Will Jack play football someday? I wasn’t the only one who asked Shukie that question. Walter did, too.

“I’m up for letting him do anything he’s really interested in, if he wants to go out and take dance classes then that’s fine,” the coach told his player. Shukie also told me it will be his son’s decision, but he’s not shy about extolling the virtues of his sport. “There is absolutely nothing that compares to winning a football game,” he says. “Coming together as a team, executing a plan, covering for a teammate who makes a mistake or gets injured, and winning—there is nothing like it.”

In the kitchen, his wife chuckles. Those who knew her in high school would have voted her Least Likely to Marry a Football Coach. “I mostly thought it was just a bunch of guys hitting each other,” she says, “and it seemed more violent than athletic.”

“Before I met Steve, if someone asked me if I would let my children play football, I would have said no,” says Molly, a former swimmer at Bates. “While I’d prefer that he take up swimming—a lifelong sport with very low risk of serious injury—I will support him playing football if that is what he wants to do. It turns out there’s more to the game than a bunch of guys lining up to hit each other. That may seem obvious, but that used to be my uneducated view of the game.”

maine-practice-360-combo-updatedReporting this story made me reflect on my own relationship with football. I’ve always loved it because of the strategy involved, and I’ve always respected the people who do it for a living. It’s a hard life for everyone involved, except for NFL owners. I played only a bit growing up, but have been around the game enough—Pop Warner, high school, college and the pros—to know it very well and see the lessons it can teach.

But I’ve always wondered: Is it really any different from what other sports have to offer? Baseball teaches you to deal with failure, and there are trust lessons between a pitcher and catcher. I’m not sure there are better sports than soccer, basketball, swimming or cross-country at instilling mental toughness and pushing through exhaustion. You won’t find more disciplined or tougher athletes than on a wrestling mat, hockey rink or a lacrosse field. But after spending three days with the players at Kents Hill School, my mind is more open to the idea that football might stand above the rest.

Watching the players and coaches try to compensate for their various injuries, I discovered a new appreciation for the next-man-up philosophy we always hear about. It’s a bit overblown in the pros, but when you’re a student taking demanding classes, a student who just sat on a bus for five hours, a student playing both ways who has to fill in for a fallen teammate, well, it puts things in a different context than a pro simply doing what he’s paid very well to do.

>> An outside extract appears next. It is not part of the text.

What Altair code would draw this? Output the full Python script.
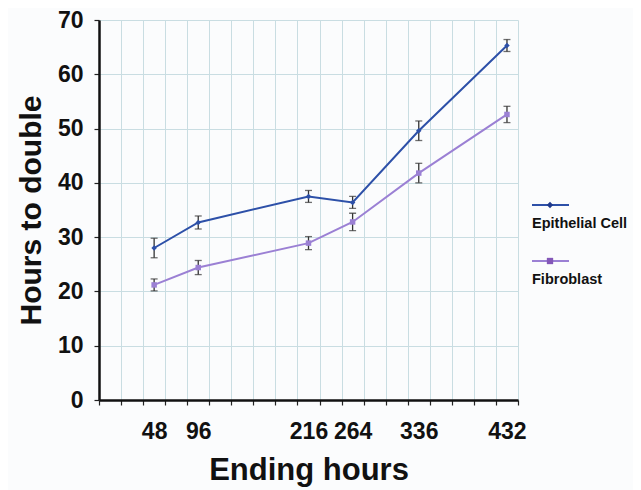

And how can you not be impressed by the sport’s impact on a kid like Han, who hadn’t seen a football field before arriving from China but found confidence on it? Or Lily, who pushed herself into something new despite protests from her parents and friends—and made Han rethink his notion that it’s “a man’s game”? Or Seb, who didn’t want to come out of his room but now looks to be on his way to an Ivy League school? Maybe there is something extra special about a sport that can make a Canadian forget about hockey and lead to a New Yorker becoming best friends with a Dane.

Then again, maybe we just need to stop putting labels on everything and just let football be what it is. Yes, it’s a violent and possibly dangerous game. But it’s also sought out by boys and girls who are looking for something they can’t get elsewhere. That something is individual in nature, but it’s found in a communal experience. Football can be good. That much I saw at Kents Hill School, in the eyes and words of the students.

As I rode on the team bus after the Rhode Island game, I noticed a sign along I-95 bearing a state slogan as we crossed back into Maine: The Way Life Should Be. The more I think about it, isn’t this the way football should be?